It’s common to hear about species becoming extinct or endangered. You’ve probably Advocacy organizations protecting nature frequently appear on television promoting their cause. But how often do you hear about the endangered languages?
It is estimated that one language goes extinct every three months. The problem of language preservation is very urgent.
What does PanLex do?
PanLex supports multilingual translation. The project has built the world’s largest translation database. Currently it covers 2,500 dictionaries, 5,700 languages and 25,000,000 words. By transforming thousands of dictionaries into a single common structure, the PanLex database makes it possible to derive billions of lexical, or word-to-word, translations that are not found in any single dictionary.
In comparison with other machine translation apps like Google Translate, which translates whole sentences and texts in up to a hundred major world languages, PanLex translates individual words, but in thousands of languages.
What have I been doing for the project?
My main focus is adding new lexical translations to the database. The process of “adding” data from a dictionary to our database might seem simple. Say, there’s a dictionary in paper format. Our partners digitize it and return it back to us. Now we have to extract particular information from the dictionary using coding and incorporate it into the database. Seems easy, right? Well, for me this is the most challenging part, since I don’t have a strong computer science background, and this has been a high learning curve!

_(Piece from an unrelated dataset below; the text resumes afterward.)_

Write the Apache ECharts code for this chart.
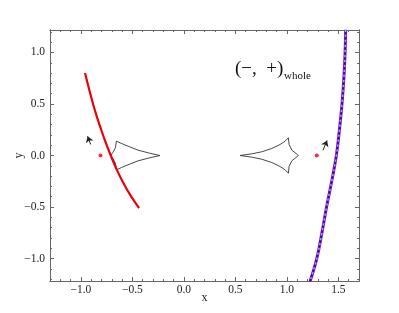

Another focus of my internship is creating transliterators. Transliteration allows the reader to sound out a word from an unfamiliar language or script by seeing it transformed into a familiar script. My part in this process is to convert some languages’ scripts from Cyrillic or Arabic into the IPA (International Phonetic Alphabet). These transliterations will support a new feature of the PanLex Translator app. Say, you need to know what the word for “kidney” is in Urdu. You type “kidney” in the translator and get abracadabra like “گردہ”. All you know is that these characters mean “kidney” in Urdu. Here comes the transliterator, which will tell you that you should pronounce the word as “gurda”.
“Don’t forget, you’re in the Bay Area”
One fun part of my internship is the location! Our office is in Berkeley, California, which means that there’s always a lot of cool stuff going on. I was lucky to be introduced to IMUG (The International Multilingual User Group) meetings, which is a forum for language technology professionals happening monthly in Silicon Valley. The ones I attended were at Netflix and Facebook. Such meetings are a good opportunity for learning about the trends in the industry and, of course, for meeting like-minded people.
Because I’m eager to explore as much as I can in the Bay Area, I couldn’t miss fulfilling my long time dream of visiting the Google headquarters.
Living in Berkeley can also surprise you with meeting people whose names you’ve only seen in the scientific articles before. I live on the same street with the famous linguist Leonard Talmy, whose works I read as a student and I’ve never even thought of meeting him in person. But here I am, having coffee with him at the local cafe and talking about weirdness of languages.
See you later, California!
Due to this internship, I got a new set of skills, enriched my knowledge about the world’s languages and writing systems, expanded my network, and got an insight into the tech world of Silicon Valley. So, there’s a couple of things I’d like to say.
Be open to all opportunities, because you never know what waits for you around the corner. Be brave. Face your fears and try to overcome them. That’s how you grow.
And stay curious. Curiosity is the driving force of personal development.